The recent heat wave has kept AAA emergency roadside assistance crews busy, responding to nearly 1,500 calls a day, a few hundred above average. Also, thanks to the heat, a larger percentage of these calls have required a tow. That’s because the heat leads to more serious failures in vehicle engines, electrical systems and fuel pumps that can’t be fixed easily on the roadside.
While motorists can’t do anything about the heat, they can help prevent these heat-related failures with proper vehicle maintenance.
“Nobody has a crystal ball, but if you follow a maintenance schedule you’re more likely to prevent these heat-related failures,” said Bill Linsenmayer, director of Automotive Services for AAA Ohio Auto Club.

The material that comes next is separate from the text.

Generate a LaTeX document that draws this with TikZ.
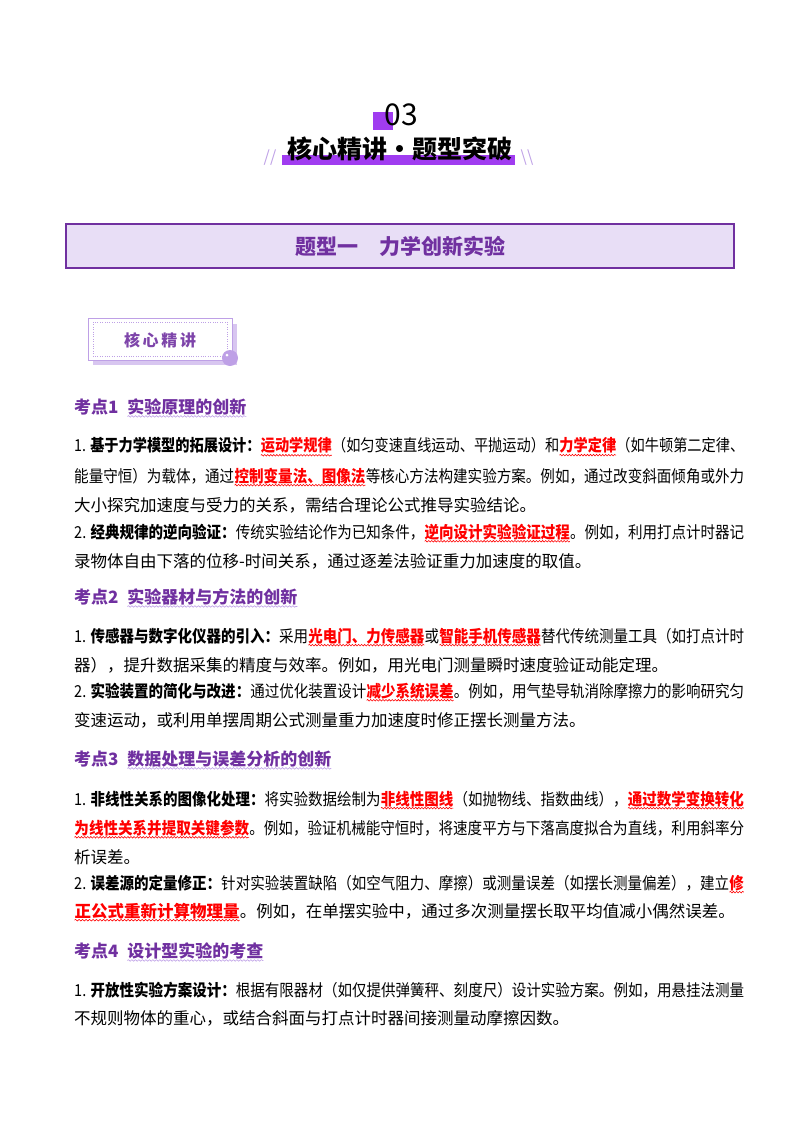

1. Keep an Eye on Vehicle Batteries
Summer’s heat can be harder on a car’s battery than winter’s cold. That’s because, heat degrades a battery’s interior components and shortens battery life. Battery fluid also evaporates more quickly during the summer, which leads to corrosion on terminals and connections.
If a car’s battery is more than three years old, it’s a good idea to have a trained technician test it. AAA Mobile Battery service can come out, test AAA members’ batteries for free and, if necessary, replace bad batteries on location. For more information visit AAA.com/Battery.
2. Maintain Engine Cooling System
When it’s hot outside, engine cooling systems must work extra hard to keep the engine from overheating. Additives in the coolant protect the radiator and internal engine components. Over time, coolant becomes contaminated and these protective additives are depleted, which can lead to long term engine damage.
Periodic cooling system flushing can help prevent damage. A recommended maintenance schedule is located in the vehicle owner’s manual. Between flushes, the coolant reservoir should be filled to the proper level. Never remove the radiator cap when the engine is hot – boiling coolant under pressure could cause serious burns.
Rubber cooing system components also are susceptible to deterioration caused by extreme heat. Inspect hoses and drive belts for cracking, soft spots or other signs of poor condition. Worn parts are more susceptible to failure.
3. Top off Fluids
Most fluids not only lubricate, but also serve as coolants by carrying heat away from critical components. When fluid levels are low, this cooling effect is reduced, and the possibility of overheating increases. Drivers to should make sure all vehicle fluids are filled to the proper levels. Top off fluids with the type of fluid specified in the owner’s manual.
4. Make Sure Tires are Properly Inflated
Driving on underinflated tires can cause tires to overheat and increase the likelihood of a blowout. This problem becomes even more of a concern when road temperatures are extremely high, which is why drivers should pay extra attention to their tires during the summer.
Avoid checking tires when the vehicle has recently been driven. Tires should be filled to the pressure recommended in the owner’s manual, not the number on the tire sidewall. It’s also important to inspect the tires for adequate tread depth and any signs of uneven wear that might indicate a suspension or alignment problem.
Just in Case….Be Prepared for Summer Breakdowns
Even with proper preventive maintenance, summer breakdowns can still occur. AAA recommends every driver have an emergency kit in their vehicle, which includes water, non-perishable food items, jumper cables, a flashlight with extra batteries, road flares or an emergency beacon, basic hand tools, and a first aid kit.